Among those whom my colleague Javed Mohammed and I interviewed for this podcast are members of the Java Champions program, a status that is bestowed by community-driven nomination, as well as members of the Oracle Groundbreaker Ambassadors program, which recognizes members for their contributions to the developer community those who have expertise in modern development.
Most of the voices you’ll hear were recorded between February 19th and 21st at DevNexus 2020, the developer conference held in Atlanta, Georgia. The other voices were recorded via Zoom over several weeks in March and April.

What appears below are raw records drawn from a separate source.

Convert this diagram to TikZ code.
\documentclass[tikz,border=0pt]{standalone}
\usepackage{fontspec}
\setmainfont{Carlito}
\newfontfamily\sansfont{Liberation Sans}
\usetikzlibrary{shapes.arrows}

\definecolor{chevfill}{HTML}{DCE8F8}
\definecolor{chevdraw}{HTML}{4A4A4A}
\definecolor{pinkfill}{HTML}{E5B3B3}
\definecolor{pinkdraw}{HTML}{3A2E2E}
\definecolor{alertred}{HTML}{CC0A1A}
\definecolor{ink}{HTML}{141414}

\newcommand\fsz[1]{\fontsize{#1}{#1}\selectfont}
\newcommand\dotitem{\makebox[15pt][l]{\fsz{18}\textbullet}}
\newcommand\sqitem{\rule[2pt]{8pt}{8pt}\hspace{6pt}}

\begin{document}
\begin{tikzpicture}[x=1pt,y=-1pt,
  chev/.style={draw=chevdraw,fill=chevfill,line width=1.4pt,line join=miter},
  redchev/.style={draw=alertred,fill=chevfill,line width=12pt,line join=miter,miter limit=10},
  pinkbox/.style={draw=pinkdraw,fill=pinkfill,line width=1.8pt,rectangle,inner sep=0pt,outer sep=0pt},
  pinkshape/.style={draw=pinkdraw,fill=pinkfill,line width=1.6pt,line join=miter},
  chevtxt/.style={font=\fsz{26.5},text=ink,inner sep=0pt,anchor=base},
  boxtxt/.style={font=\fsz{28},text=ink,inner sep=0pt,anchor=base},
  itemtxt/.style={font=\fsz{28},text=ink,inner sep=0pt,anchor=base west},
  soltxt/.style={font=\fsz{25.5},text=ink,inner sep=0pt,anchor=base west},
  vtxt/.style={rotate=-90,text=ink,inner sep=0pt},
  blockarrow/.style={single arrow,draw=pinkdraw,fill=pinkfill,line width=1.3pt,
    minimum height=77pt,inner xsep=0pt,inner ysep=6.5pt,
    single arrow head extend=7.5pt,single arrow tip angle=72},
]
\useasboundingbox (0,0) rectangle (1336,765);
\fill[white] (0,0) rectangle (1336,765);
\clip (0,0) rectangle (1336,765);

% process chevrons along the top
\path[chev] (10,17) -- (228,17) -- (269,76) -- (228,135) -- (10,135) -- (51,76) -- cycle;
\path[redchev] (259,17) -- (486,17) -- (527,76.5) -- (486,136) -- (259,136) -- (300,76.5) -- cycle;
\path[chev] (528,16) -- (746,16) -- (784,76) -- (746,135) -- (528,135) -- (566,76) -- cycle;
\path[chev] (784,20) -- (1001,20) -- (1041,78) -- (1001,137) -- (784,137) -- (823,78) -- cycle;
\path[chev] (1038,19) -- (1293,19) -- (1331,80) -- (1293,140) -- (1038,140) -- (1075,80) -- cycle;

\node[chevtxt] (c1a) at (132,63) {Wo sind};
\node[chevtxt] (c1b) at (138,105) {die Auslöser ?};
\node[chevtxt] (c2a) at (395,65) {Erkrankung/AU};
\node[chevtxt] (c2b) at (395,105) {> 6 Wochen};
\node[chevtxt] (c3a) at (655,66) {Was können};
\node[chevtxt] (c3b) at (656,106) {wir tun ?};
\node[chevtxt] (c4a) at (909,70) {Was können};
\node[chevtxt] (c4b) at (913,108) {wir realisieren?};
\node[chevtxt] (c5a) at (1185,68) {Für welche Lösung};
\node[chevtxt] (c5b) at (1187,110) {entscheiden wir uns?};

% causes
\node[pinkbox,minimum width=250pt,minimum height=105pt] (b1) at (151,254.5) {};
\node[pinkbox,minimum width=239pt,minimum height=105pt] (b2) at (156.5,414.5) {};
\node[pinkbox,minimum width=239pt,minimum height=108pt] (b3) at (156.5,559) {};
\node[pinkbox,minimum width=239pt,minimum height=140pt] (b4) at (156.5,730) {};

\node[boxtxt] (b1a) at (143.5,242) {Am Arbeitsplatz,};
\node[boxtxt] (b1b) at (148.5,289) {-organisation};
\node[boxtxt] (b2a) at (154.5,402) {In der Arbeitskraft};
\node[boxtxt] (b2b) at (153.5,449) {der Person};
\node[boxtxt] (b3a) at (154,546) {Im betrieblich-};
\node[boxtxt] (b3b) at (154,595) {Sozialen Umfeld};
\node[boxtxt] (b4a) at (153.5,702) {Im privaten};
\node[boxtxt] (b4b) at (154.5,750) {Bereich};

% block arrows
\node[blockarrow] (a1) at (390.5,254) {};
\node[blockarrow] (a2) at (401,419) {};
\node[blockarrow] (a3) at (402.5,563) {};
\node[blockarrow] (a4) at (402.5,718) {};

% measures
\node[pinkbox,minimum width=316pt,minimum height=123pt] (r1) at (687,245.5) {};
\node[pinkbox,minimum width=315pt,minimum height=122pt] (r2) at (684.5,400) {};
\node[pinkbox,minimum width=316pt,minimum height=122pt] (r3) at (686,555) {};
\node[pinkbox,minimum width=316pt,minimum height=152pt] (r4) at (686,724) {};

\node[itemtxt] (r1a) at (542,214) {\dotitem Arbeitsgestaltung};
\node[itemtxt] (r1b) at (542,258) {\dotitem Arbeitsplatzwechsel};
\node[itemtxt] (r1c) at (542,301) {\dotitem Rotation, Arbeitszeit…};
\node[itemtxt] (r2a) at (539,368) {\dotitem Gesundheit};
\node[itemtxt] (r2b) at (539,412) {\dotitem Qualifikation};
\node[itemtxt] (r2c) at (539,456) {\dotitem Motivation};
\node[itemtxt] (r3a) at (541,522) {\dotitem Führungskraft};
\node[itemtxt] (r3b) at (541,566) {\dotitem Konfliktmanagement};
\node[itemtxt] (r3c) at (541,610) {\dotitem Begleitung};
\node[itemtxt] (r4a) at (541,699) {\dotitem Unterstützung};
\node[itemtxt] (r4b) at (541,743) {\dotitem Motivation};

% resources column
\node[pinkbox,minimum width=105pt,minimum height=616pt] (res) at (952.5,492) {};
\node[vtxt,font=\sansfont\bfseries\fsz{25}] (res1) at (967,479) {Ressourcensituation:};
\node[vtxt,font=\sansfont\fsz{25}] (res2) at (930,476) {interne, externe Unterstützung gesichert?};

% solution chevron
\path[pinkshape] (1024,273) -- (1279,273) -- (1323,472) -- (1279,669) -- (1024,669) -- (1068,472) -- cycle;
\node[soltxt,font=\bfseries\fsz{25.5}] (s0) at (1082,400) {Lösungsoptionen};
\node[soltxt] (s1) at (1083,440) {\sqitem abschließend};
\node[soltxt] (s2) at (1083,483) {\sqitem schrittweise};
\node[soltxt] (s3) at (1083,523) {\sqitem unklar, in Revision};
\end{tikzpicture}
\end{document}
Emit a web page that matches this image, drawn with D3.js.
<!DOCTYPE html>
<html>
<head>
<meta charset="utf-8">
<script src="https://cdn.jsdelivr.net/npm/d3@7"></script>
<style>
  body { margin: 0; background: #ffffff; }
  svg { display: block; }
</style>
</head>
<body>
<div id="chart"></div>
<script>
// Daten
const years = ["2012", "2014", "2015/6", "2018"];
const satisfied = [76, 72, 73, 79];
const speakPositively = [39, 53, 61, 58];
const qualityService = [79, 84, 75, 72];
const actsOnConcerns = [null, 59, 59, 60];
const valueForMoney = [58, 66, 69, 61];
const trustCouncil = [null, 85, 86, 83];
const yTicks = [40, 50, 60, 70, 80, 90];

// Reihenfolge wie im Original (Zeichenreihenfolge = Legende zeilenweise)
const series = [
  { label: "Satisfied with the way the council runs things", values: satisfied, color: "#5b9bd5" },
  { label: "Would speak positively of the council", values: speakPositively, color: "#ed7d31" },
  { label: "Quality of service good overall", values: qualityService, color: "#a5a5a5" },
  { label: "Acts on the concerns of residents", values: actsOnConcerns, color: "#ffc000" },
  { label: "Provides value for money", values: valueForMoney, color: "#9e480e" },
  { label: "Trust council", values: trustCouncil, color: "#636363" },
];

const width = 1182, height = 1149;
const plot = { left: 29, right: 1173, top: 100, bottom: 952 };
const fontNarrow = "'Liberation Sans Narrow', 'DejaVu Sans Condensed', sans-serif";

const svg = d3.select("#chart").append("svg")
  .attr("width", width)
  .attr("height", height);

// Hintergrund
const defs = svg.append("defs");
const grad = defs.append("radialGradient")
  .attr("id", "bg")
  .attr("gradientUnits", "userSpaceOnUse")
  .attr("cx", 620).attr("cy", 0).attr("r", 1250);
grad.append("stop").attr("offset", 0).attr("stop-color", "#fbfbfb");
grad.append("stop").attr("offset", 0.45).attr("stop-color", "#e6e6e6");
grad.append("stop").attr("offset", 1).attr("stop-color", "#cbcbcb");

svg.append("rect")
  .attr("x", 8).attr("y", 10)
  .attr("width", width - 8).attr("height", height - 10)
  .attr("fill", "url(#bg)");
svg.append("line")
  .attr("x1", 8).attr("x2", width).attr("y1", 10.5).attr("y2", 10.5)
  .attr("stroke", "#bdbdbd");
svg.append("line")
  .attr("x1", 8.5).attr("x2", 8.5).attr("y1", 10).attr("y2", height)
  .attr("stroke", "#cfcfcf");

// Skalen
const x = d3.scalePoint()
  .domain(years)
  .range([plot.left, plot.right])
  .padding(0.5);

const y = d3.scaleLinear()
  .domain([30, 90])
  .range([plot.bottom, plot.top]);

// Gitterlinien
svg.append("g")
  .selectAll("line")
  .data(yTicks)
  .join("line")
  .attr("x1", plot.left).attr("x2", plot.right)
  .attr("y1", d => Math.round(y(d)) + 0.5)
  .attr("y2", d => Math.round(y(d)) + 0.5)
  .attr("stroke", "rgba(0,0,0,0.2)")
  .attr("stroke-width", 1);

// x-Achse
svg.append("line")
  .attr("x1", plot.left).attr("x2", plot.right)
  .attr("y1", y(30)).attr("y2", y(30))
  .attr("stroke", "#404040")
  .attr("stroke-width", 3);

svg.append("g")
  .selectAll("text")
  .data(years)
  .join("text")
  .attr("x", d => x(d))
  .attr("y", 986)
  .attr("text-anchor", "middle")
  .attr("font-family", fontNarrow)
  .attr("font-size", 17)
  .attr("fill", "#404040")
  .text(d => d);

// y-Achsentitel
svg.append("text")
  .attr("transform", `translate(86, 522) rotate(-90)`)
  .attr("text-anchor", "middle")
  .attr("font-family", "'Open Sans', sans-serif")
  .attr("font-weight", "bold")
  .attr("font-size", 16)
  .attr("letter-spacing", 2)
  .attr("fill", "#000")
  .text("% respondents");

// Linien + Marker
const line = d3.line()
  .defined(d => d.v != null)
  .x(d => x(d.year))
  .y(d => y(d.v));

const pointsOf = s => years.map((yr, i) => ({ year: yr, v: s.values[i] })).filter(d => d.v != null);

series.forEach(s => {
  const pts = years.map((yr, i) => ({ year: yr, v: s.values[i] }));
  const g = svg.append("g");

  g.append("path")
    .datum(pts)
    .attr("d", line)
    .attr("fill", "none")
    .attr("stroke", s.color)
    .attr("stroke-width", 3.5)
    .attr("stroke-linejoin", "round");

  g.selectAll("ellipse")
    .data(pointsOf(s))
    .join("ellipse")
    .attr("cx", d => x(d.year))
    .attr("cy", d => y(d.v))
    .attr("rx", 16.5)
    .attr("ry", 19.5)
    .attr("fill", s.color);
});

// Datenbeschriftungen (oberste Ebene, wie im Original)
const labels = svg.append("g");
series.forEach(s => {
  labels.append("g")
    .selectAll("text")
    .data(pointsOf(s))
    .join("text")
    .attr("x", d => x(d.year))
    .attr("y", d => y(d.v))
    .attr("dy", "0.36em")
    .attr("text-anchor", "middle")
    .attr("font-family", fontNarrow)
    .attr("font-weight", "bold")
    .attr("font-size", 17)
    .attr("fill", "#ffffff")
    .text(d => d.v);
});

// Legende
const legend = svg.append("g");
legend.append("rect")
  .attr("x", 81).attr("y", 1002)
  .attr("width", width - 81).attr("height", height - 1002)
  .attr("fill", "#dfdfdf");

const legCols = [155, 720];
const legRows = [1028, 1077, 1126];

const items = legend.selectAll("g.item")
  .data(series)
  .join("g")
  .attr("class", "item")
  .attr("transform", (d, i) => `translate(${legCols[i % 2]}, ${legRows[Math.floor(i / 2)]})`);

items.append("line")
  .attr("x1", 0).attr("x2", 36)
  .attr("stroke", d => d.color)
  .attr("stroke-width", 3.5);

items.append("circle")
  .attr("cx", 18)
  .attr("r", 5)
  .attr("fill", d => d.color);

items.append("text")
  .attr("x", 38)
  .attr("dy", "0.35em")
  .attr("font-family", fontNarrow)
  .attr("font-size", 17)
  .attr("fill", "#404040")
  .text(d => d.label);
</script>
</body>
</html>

As you listen to this podcast, you may notice that the word community comes up often—the word family even makes an appearance or two. It’s apparent that these professionals have a deep technological appreciation for Java. But they also place enormous value on Java as a community catalyst, a common interest that binds developers together into living, breathing, globally distributed tribe. That passion has propelled Java’s evolution for a quarter century, and it has established Java’s place in technological history.
As one of the people featured in this podcast says, “Java is the technology that powers the world.” In putting this podcast together, we set out to get an in-the-trenches view of Java’s legacy and its future. As you listen to these individual stories, think about how Java has changed your life and about how you have changed Java.